The "Code Blue" worm has similarities with the Code Red worm, which caused widespread problems, said a worker at the police-run Computer Virus Treatment Center in Tianjin, about 54 miles from Beijing.

"We've already gotten hold of the virus and we're analyzing it," said the worker, who declined to be named.

He said his office had no estimate of how many computers or servers had been infected with the new worm.

In the United States, the first Code Red worm infected more than 250,000 systems in just nine hours on July 19, shortly after it was first reported, according to the National Infrastructure Protection Center at FBI headquarters.

In August, a second version of the worm emerged, preying on computers and servers linked to the Internet running a version of Microsoft's Internet Information Server (IIS).

The Code Red II infected thousands of computers worldwide and prompted China's Ministry of Public Security to issue a public warning.

But the Code Red II worm faded away as people downloaded free patches from the Microsoft Web site which plugged the hole the worm used to enter computers.

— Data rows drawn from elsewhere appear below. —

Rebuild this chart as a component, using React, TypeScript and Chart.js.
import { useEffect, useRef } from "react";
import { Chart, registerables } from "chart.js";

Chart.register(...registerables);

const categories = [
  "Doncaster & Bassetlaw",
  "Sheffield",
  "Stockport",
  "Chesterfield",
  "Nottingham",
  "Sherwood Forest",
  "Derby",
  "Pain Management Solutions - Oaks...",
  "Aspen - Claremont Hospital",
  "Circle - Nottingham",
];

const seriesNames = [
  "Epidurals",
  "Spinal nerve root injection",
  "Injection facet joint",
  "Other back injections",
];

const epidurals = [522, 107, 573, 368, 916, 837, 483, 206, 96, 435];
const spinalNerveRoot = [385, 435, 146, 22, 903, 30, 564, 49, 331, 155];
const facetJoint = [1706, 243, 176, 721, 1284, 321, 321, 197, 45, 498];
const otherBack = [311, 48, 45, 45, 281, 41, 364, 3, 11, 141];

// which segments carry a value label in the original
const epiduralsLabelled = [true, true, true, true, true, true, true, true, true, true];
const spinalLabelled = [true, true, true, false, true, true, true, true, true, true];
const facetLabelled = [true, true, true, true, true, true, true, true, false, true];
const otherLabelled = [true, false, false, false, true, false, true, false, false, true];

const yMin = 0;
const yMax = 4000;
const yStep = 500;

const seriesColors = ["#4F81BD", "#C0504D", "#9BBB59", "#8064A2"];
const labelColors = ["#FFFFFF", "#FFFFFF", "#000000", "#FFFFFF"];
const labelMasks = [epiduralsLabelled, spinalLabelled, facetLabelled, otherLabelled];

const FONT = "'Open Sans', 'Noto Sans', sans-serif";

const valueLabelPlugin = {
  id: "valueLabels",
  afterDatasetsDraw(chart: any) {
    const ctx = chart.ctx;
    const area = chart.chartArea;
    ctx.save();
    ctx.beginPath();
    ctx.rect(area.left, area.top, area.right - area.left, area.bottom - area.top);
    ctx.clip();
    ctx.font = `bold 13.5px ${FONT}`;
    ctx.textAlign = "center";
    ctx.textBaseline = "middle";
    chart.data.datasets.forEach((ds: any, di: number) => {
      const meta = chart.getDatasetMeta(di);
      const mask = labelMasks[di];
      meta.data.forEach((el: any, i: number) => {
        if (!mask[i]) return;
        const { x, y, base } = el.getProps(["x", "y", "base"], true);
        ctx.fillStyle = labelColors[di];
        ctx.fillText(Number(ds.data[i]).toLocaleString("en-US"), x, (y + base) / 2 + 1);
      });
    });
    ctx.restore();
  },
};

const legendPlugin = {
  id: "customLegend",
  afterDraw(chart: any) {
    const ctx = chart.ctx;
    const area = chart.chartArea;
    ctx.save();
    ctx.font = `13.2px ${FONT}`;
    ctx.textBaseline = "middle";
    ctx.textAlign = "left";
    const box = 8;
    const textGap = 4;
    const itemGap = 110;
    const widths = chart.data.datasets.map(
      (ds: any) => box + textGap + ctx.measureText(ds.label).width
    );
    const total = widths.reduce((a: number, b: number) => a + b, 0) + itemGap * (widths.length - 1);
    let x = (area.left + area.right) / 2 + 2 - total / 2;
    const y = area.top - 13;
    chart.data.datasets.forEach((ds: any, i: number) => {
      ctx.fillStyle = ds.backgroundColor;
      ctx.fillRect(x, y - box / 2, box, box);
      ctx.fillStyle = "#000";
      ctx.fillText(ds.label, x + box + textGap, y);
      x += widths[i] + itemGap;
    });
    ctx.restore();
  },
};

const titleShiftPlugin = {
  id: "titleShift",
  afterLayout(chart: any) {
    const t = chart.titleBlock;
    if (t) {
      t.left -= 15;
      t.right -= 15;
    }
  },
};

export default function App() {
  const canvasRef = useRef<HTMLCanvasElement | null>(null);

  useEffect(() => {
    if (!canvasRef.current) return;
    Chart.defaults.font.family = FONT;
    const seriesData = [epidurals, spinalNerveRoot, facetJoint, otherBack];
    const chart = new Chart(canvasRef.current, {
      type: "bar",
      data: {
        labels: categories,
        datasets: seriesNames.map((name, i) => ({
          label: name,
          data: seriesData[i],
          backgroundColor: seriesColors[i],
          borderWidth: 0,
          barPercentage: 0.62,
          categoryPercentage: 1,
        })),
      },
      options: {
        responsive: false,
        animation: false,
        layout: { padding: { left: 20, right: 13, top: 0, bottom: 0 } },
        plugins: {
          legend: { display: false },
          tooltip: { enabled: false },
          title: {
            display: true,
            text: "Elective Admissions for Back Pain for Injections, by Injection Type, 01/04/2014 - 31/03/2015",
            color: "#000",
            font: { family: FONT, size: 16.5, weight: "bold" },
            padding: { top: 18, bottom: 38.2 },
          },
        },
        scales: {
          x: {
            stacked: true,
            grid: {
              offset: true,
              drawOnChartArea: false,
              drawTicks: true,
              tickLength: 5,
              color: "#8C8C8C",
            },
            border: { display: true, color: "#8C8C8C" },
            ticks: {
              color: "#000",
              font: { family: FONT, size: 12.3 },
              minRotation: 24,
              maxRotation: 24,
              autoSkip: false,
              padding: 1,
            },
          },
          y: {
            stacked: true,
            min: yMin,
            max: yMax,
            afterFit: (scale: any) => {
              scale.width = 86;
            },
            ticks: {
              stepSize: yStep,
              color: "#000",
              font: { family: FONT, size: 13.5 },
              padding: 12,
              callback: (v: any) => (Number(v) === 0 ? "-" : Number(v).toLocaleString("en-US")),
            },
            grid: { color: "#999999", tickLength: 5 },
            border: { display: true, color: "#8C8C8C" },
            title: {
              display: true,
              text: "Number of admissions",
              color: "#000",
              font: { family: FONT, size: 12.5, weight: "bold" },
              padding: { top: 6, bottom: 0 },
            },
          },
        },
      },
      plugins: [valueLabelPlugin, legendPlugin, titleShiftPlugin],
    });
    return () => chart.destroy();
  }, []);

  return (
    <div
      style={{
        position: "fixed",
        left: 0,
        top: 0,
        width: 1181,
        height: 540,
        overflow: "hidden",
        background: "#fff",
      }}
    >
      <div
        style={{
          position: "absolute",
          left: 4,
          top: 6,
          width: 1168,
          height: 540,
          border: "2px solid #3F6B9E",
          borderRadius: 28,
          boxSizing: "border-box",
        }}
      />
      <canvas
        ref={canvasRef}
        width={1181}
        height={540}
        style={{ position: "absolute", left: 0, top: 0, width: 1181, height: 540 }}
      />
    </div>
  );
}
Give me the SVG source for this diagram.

According to the Ministry of Public Security, Code Red II struck more than 1,000 servers in China by August 22 in more than 20 provinces and cities.

But experts believe the real figure is much higher.

The worker at the center in Tianjin said the Code Blue worm infects computers exploits a different weakness in the software from the Code Red viruses.

The Code Blue worm, which is the work of a mischievous computer expert, slows infected computers, which eventually crash, the official Xinhua news agency said.

Last month, a nonpartisan investigative arm of the U.S. Congress, the General Accounting Office, said in written testimony that the Code Red virus was believed to have started at a university in Guangdong, China.

Asked about the congressional report, Navy Captain Robert West of the Joint Task Force for Network Operations, responsible for defending the U.S. military's information infrastructure, said the Defense Department was "not ready to attribute the Code Red worm to any specific actor at this point."

A spokeswoman for the FBI-led infrastructure protection center, Debbie Weireman, said the Code Red worm and successors known as Code Red II and SirCam were still under investigation.